Tan pronto como nos embarcamos, la furia de la tormenta se intensificó, y al internarnos en la oscuridad de la borrasca, mi espíritu pareció también hundirse en las sombras de la duda y la aprensión. Nos rodeaba un torbellino de agua que parecía aprisionarnos en cuerpo, mente y espíritu. Recordé entonces una escritura del Nuevo Testamento, y comprendí al padre del niño enfermo cuando exclamó: «Creo; ayuda mi incredulidad» (Mar. 9:24). Y el Señor lo hizo; y lo hace y hará siempre por quien se lo pida.

Cuando comenzamos a acercarnos al arrecife, todos los ojos buscaban con afán la luz que señalaba el lugar de la abertura, la única entrada que teníamos; pero la oscuridad parecía aumentar, la fiereza de los elementos enfurecidos parecía ilimitada y la lluvia nos golpeaba el rostro y nos lastimaba los ojos, esos ojos que trataban de encontrar la luz que nos daría la vida. De pronto, oímos muy cerca de nosotros el chasquido escalofriante de las olas al estrellarse contra el arrecife. En medio del pánico que siguió a ese momento, en que todo parecía combinarse para que abandonáramos cualquier esperanza, miré al capitán y vi reflejarse en su rostro la calma e impasibilidad que sólo la experiencia y la sabiduría pueden dar; serenamente, sus labios ásperos y curtidos por el clima susurraron las palabras de vida: «¡Allí está la luz!» Ninguno de nosotros la veía, pero él sí, y eso bastaba. Aquellos ojos acostumbrados al océano no se habían dejado engañar por la locura de la tempestad ni influenciar por las súplicas de los inexpertos que en su terror, le rogaban que virara hacia un lado o hacia el otro. A los pocos minutos, el rugido de la borrasca había quedado atrás y el infame plan de destrucción había sido burlado; estábamos nuevamente en puerto. Sólo entonces pudimos distinguir la imperceptible luz. Si hubiéramos confiado en nuestra capacidad para verla, nos habríamos despedazado contra el arrecife de nuestra propia incredulidad; pero confiando en los ojos experimentados del capitán, sobrevivimos la prueba.

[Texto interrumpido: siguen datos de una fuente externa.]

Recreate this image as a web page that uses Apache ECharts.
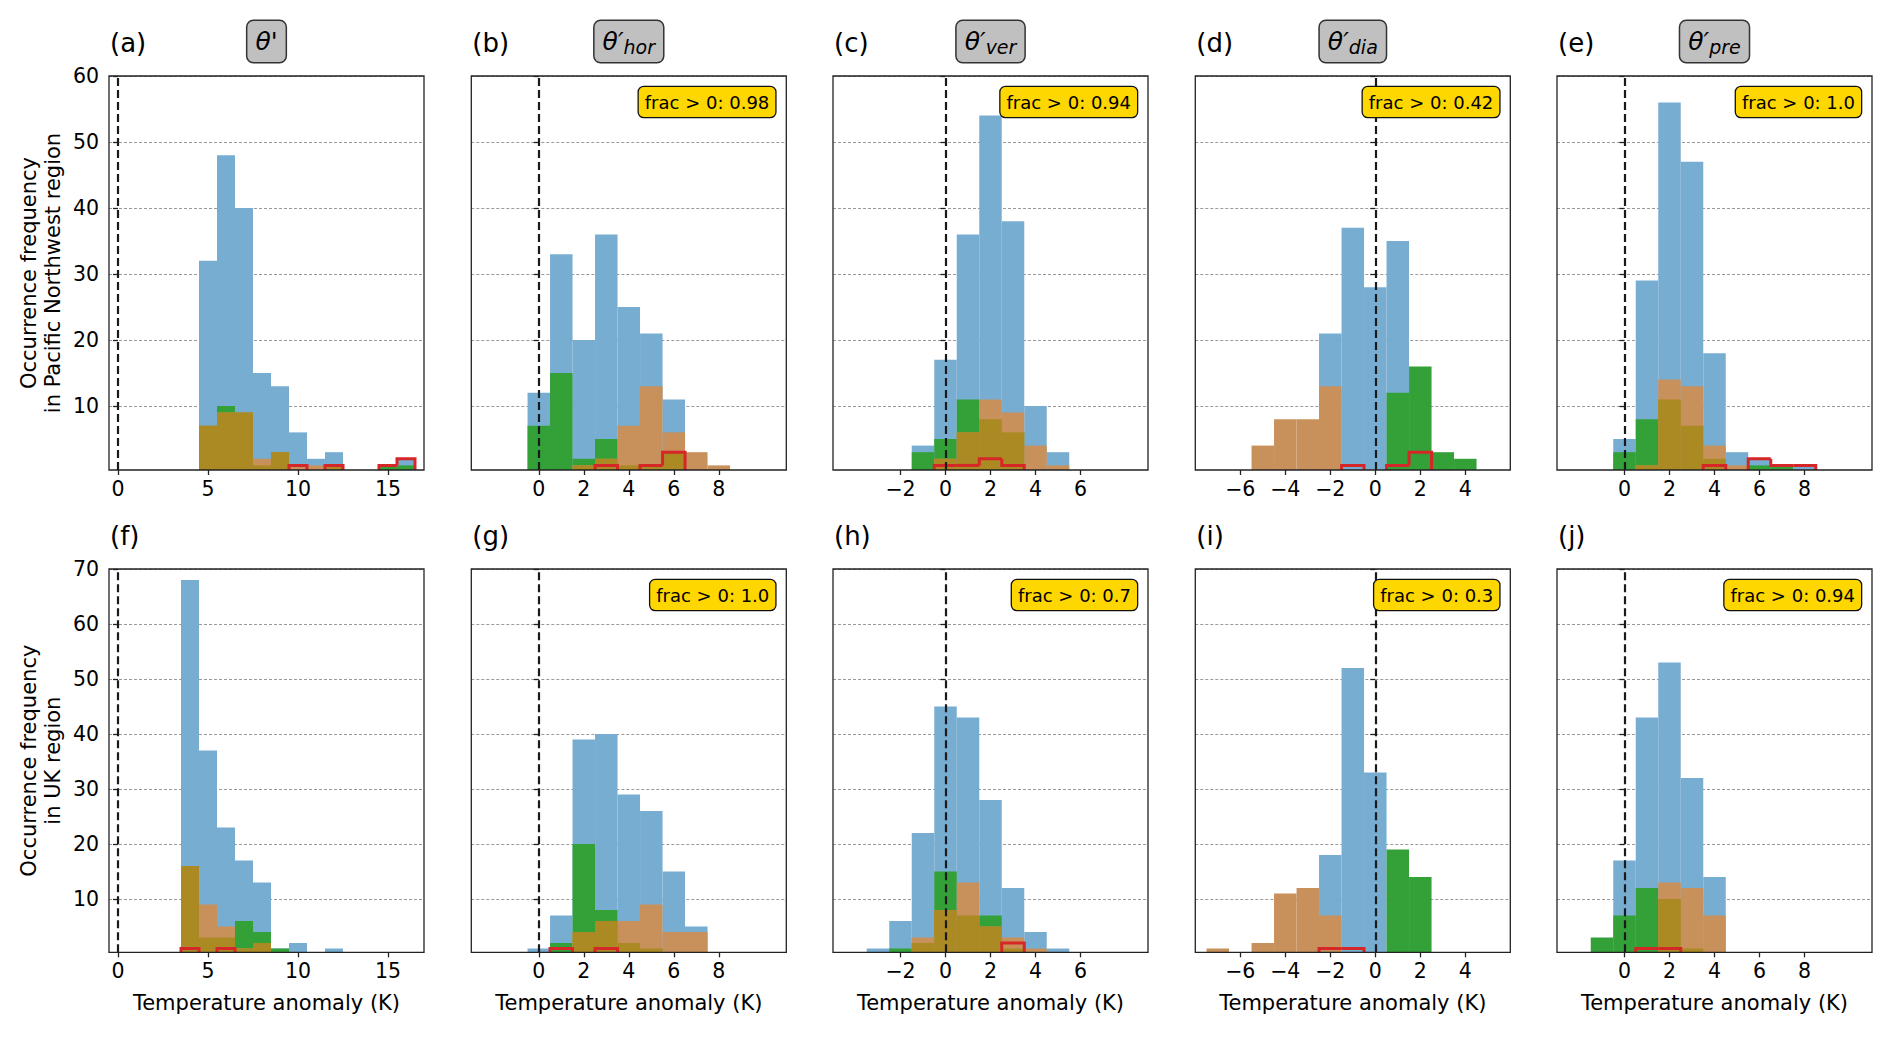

En nuestro mundo hoy podemos ver un duplicado de la situación por la que pasé hace veinte años: nos encontramos en medio de una gran tormenta de valores morales, que empeorará antes de que lleguemos salvos a puerto. Pero tenemos aquellos que, por sus años, su experiencia, y los llamamientos divinos que han recibido, pueden ver más claramente los peligros que nos acechan y salvarnos de cualquier daño físico o espiritual.

Estaré eternamente agradecido al Señor por aquel capitán polinesio que nos salvó la vida, por su experiencia, su sabiduría, su visión, su valor ante la furia de los elementos, su tenacidad en controlar el timón que nos llevara hacia la seguridad. De igual manera, pero con un significado más profundo, le agradezco al Señor por nuestro gran Profeta y líder, porque en un momento de gran necesidad nos ha dado este guía que ha sido probado, moldeado, capacitado, instruido e investido con autoridad divina; además de toda su experiencia, él extrae fortaleza y poder de las generaciones de grandes líderes que lo precedieron y de la inspiración y revelación de ángeles y dioses.

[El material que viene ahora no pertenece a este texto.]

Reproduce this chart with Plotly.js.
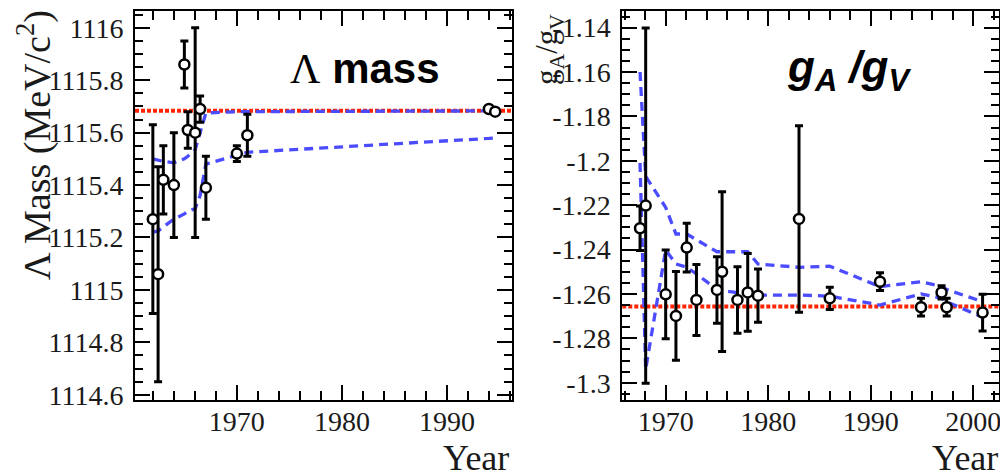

Os dejo mi testimonio de que sé que Dios vive y nos ama. Sé que Jesús es el Cristo, el Salvador del mundo, nuestro amigo, nuestro auxilio. Sé que El nos ayudará a cada uno, personalmente, siempre que lo merezcamos. Sé que José Smith fue un Profeta de Dios. Y testifico que en nuestros días Spencer W. Kimball es el hombre cuyos ojos ven la luz que puede salvarnos, no sólo a nosotros sino al mundo entero. Cuando todo a nuestro alrededor se esté hundiendo en las tinieblas, el temor y la desesperanza, cuando la destrucción se aproxime y la saña de hombres y demonios nos atrape en situaciones que parezcan insolubles, escuchemos su voz que nos dirá: «Allí está la luz. Ese es el camino». Testifico que él nos conducirá de regreso a nuestro hogar celestial, sanos y salvos, si tan sólo lo escuchamos y obedecemos. En el nombre de Jesucristo. Amén.